As the longer days of spring loosen winter’s grip, the people of Bella Bella, Klemtu, Gitxaala and other traditional herring-spawning territories on the north Pacific north and central coast focus on what locals call "herring weather".

The Heiltsuk and Kitasoo/Xai’xais Nations are fortunate to have some of the most productive herring spawning grounds in their territory and have been at the forefront of the conservation battles to protect this endangered foundation fish species.

People here follow the lunar cycle closely, and in Heiltsuk culture "when the moon tips over"marks the beginning of one of the greatest and rarely observed natural events on the planet.

 

This seasonal event is so culturally revered and vital to Heiltsuk life that it signals the beginning of their traditional New Year. Before the spawn, fishers harvest hemlock trees from protected groves, and kelp fronds and yaga – stringy seaweed – from the more exposed outer coastal beds. In the quiet coves and channels of the traditional spawning areas, the trees or kelp are suspended from floating logs anchored to rock. The reason the herring choose these particular sites to spawn is known only to the herring themselves.
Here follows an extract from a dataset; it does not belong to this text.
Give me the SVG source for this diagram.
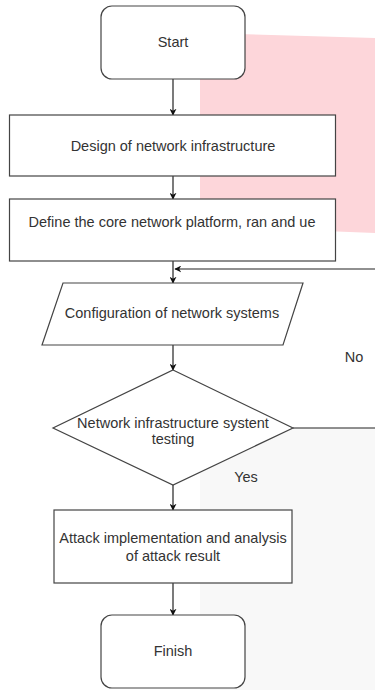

First Nation families often choose multiple spawning locations to increase their odds of intercepting the spawn with their newly-formed hanging gardens. The spawn is a valued resource, and not all First Nation territories have such widespread herring-spawning grounds as the Heiltsuk. For decades, the Heiltsuk and other First Nations have been advocating for a sustainable fishery that would allow central coast stocks to return to their former abundance.